In total, there were 40 deputies from Minnesota at Standing Rock — 29 from Hennepin County, six from Anoka County and five from Washington County.

Stanek says members of the Minnesota contingency made up to 10 arrests at the protest site.

The sheriffs' authority to send deputies and intervene in the Standing Rock protest came from a 20-year-old federal agreement called the Emergency Management Assistance Compact, or EMAC, which allows states to get help from other states when local resources are overwhelmed by natural or man-made disasters.

Hennepin County sheriff's deputies have also been sent to help after Hurricane Katrina in 2005 and the Red River flooding in North Dakota in 2009, Stanek said.

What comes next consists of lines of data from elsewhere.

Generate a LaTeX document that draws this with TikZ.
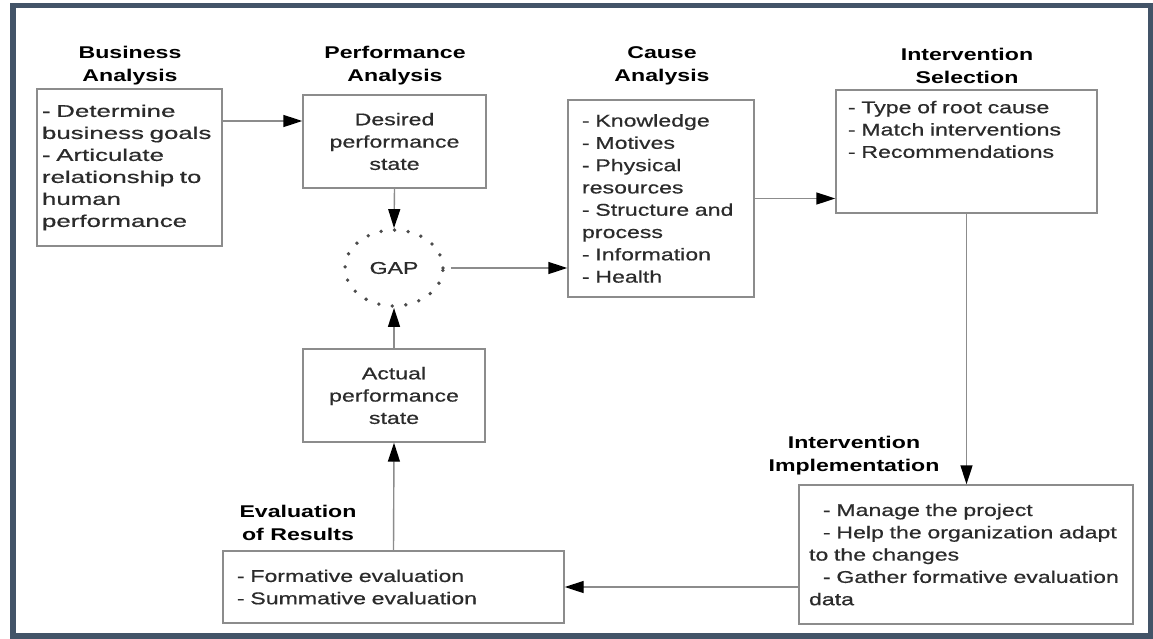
\documentclass[tikz,border=0pt]{standalone}
\usepackage{fontspec}
\setmainfont{Liberation Sans}[FakeStretch=1.36, UprightFeatures={FakeBold=0.6}]
\newfontfamily\widefont{Liberation Sans}[FakeStretch=1.52, FakeBold=0.6]
\usetikzlibrary{shapes.geometric,arrows.meta}
\definecolor{framecol}{HTML}{435468}
\definecolor{boxgray}{HTML}{8C8C8C}
\definecolor{txtgray}{HTML}{2B2B2B}
\tikzset{
  box/.style={draw=boxgray, line width=1.4pt, rectangle, text=txtgray, font=\fontsize{17}{22.3}\selectfont},
  listbox/.style={box, align=left},
  heading/.style={align=center, text=black, font=\bfseries\fontsize{17}{23}\selectfont},
  arr/.style={draw=boxgray, line width=1.4pt, -{Triangle[length=19pt,width=12pt,color=black]}}
}

\begin{document}
\begin{tikzpicture}[x=1pt,y=-1pt]
\useasboundingbox (0,0) rectangle (1153,638);
\fill[white] (0,0) rectangle (1153,638);
\draw[framecol, line width=5.5pt] (13,5.5) rectangle (1151,636);

\node[heading] (tba) at (130,66) {Business\\Analysis};
\node[heading] (tpa) at (395,66) {Performance\\Analysis};
\node[heading] (tca) at (662,66) {Cause\\Analysis};
\node[heading] (tis) at (967,66) {Intervention\\Selection};
\node[heading] (tii) at (854,456) {Intervention\\Implementation};
\node[heading] (ter) at (298,523) {Evaluation\\of Results};

\node[listbox, minimum width=185pt, minimum height=157pt, inner xsep=5pt, text width=175pt,
  font=\widefont\fontsize{17}{22}\selectfont] (ba) at (129.5,167.5)
  {- Determine\\business goals\\- Articulate\\relationship to\\human\\performance};
\node[box, align=center, minimum width=183pt, minimum height=93pt] (des) at (394.5,141.5)
  {Desired\\performance\\state};
\node[ellipse, draw=black!70, line width=3.8pt, line cap=round, dash pattern=on 0pt off 13.6pt,
  minimum width=98pt, minimum height=76pt, inner sep=0pt, text=txtgray,
  font=\fontsize{17}{22}\selectfont] (gap) at (394,268) {GAP};
\node[box, align=center, minimum width=182pt, minimum height=93pt] (act) at (394,395.5)
  {Actual\\performance\\state};
\node[listbox, minimum width=186pt, minimum height=197pt, inner xsep=14pt, text width=158pt] (cause) at (661,198.5)
  {- Knowledge\\- Motives\\- Physical\\resources\\- Structure and\\process\\- Information\\- Health};
\node[listbox, minimum width=261pt, minimum height=123pt, inner xsep=12pt, text width=237pt] (sel) at (966.5,151.5)
  {- Type of root cause\\- Match interventions\\- Recommendations\\[22pt]\mbox{}};
\node[listbox, minimum width=334pt, minimum height=139pt, inner xsep=10pt, text width=314pt] (impl) at (966,554.5)
  {\hspace*{14pt}- Manage the project\\\hspace*{14pt}- Help the organization adapt\\to the changes\\\hspace*{14pt}- Gather formative evaluation\\data};
\node[listbox, minimum width=341pt, minimum height=72pt, inner xsep=14pt, text width=313pt] (eval) at (393.5,587)
  {- Formative evaluation\\- Summative evaluation};

\draw[arr] ([yshift=46.5pt]ba.east) -- ([yshift=46.5pt]ba.east -| des.west);
\draw[arr] (des.south) -- (gap.north);
\draw[arr, shorten <=6pt] (gap.east) -- (gap.east -| cause.west);
\draw[arr] (cause.east) -- (cause.east -| sel.west);
\draw[arr] (sel.south) -- (sel.south |- impl.north);
\draw[arr] (eval.east -| impl.west) -- (eval.east);
\draw[arr] (eval.north) -- (act.south);
\draw[arr] (act.north) -- (gap.south);
\end{tikzpicture}
\end{document}
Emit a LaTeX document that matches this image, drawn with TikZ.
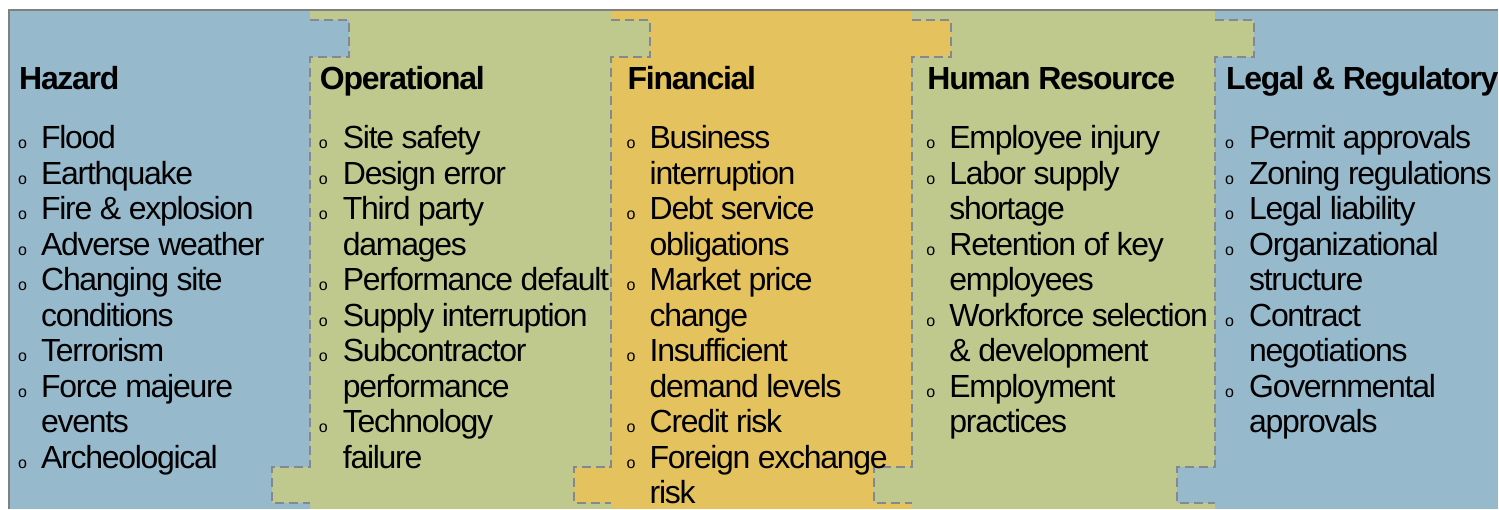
\documentclass[tikz,border=0pt]{standalone}
\usepackage{fontspec}
\setmainfont{Liberation Sans}[LetterSpace=-4]

\definecolor{hazblue}{RGB}{150,185,204}
\definecolor{opgreen}{RGB}{191,200,141}
\definecolor{finyellow}{RGB}{228,194,93}
\definecolor{seamgray}{RGB}{132,136,146}
\definecolor{framegray}{RGB}{128,128,128}

\tikzset{
  head/.style={font=\fontsize{32}{36}\selectfont\bfseries, anchor=base west, inner sep=0pt},
  item/.style={font=\fontsize{32}{36}\selectfont, anchor=base west, inner sep=0pt},
  bul/.style={font=\fontsize{16}{16}\selectfont, anchor=base west, inner sep=0pt},
  seam/.style={draw=seamgray, line width=2pt, dash pattern=on 9pt off 5pt},
}

\begin{document}
\begin{tikzpicture}[x=1pt,y=-1pt]
\fill[white] (0,0) rectangle (1499,509);

% columns
\fill[hazblue] (10,11) rectangle (310,509);
\fill[opgreen] (310,11) rectangle (612,509);
\fill[finyellow] (612,11) rectangle (913,509);
\fill[opgreen] (913,11) rectangle (1216,509);
\fill[hazblue] (1216,11) rectangle (1499,509);

% puzzle tabs and seams
\foreach \s/\l/\r in {310/hazblue/opgreen, 612/opgreen/finyellow, 913/finyellow/opgreen, 1216/opgreen/hazblue} {
	\fill[\l] (\s,20) rectangle ++(39,37);
	\fill[\r] (\s,467) rectangle ++(-38,36);
	\draw[seam] (\s,20) -- ++(39,0) -- ++(0,37) -- ++(-39,0) -- (\s,467) -- ++(-38,0) -- ++(0,36) -- ++(38,0);
}

\draw[framegray, line width=2.5pt] (9,509) -- (9,10) -- (1499,10);

% Hazard
\node[head] (haz) at (19,90) {Hazard};
\foreach \b/\t [count=\i] in {o/Flood, o/Earthquake, o/Fire \& explosion, o/Adverse weather, o/Changing site, /conditions, o/Terrorism, o/Force majeure, /events, o/Archeological} {
	\node[bul] (haz-o\i) at (18,{149+35.5*(\i-1)}) {\b};
	\node[item] (haz-\i) at (41,{149+35.5*(\i-1)}) {\t};
}

% Operational
\node[head] (op) at (320,90) {Operational};
\foreach \b/\t [count=\i] in {o/Site safety, o/Design error, o/Third party, /damages, o/Performance default, o/Supply interruption, o/Subcontractor, /performance, o/Technology, /failure} {
	\node[bul] (op-o\i) at (319,{149+35.5*(\i-1)}) {\b};
	\node[item] (op-\i) at (343,{149+35.5*(\i-1)}) {\t};
}

% Financial
\node[head] (fin) at (628,90) {Financial};
\foreach \b/\t [count=\i] in {o/Business, /interruption, o/Debt service, /obligations, o/Market price, /change, o/Insufficient, /demand levels, o/Credit risk, o/Foreign exchange, /risk} {
	\node[bul] (fin-o\i) at (627,{149+35.5*(\i-1)}) {\b};
	\node[item] (fin-\i) at (650,{149+35.5*(\i-1)}) {\t};
}

% Human Resource
\node[head] (hr) at (928,90) {Human Resource};
\foreach \b/\t [count=\i] in {o/Employee injury, o/Labor supply, /shortage, o/Retention of key, /employees, o/Workforce selection, /\& development, o/Employment, /practices} {
	\node[bul] (hr-o\i) at (927,{149+35.5*(\i-1)}) {\b};
	\node[item] (hr-\i) at (950,{149+35.5*(\i-1)}) {\t};
}

% Legal & Regulatory
\node[head] (leg) at (1227,90) {Legal \& Regulatory};
\foreach \b/\t [count=\i] in {o/Permit approvals, o/Zoning regulations, o/Legal liability, o/Organizational, /structure, o/Contract, /negotiations, o/Governmental, /approvals} {
	\node[bul] (leg-o\i) at (1226,{149+35.5*(\i-1)}) {\b};
	\node[item] (leg-\i) at (1250,{149+35.5*(\i-1)}) {\t};
}

\end{tikzpicture}
\end{document}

North Dakota's governor declared a state of emergency because of the protests in August.

Last week, more than 200 people protested outside Stanek's office decrying his decision to send the deputies.

Some state lawmakers also said it was inappropriate for Stanek to send staff and equipment to the protest.

Rep. Peggy Flanagan, DFL-St. Louis Park, said she felt like this was harmful to relations between the sheriff's office and the Native community.

Stanek on Tuesday addressed those concerns, saying he has reached out to Native American leaders. The sheriff also said he believes some concerns about the deputies' involvement were amplified by media and social media.

Costs for the Minnesota counties' assistance is unclear at this point, but North Dakota officials said the state would pay for associated costs.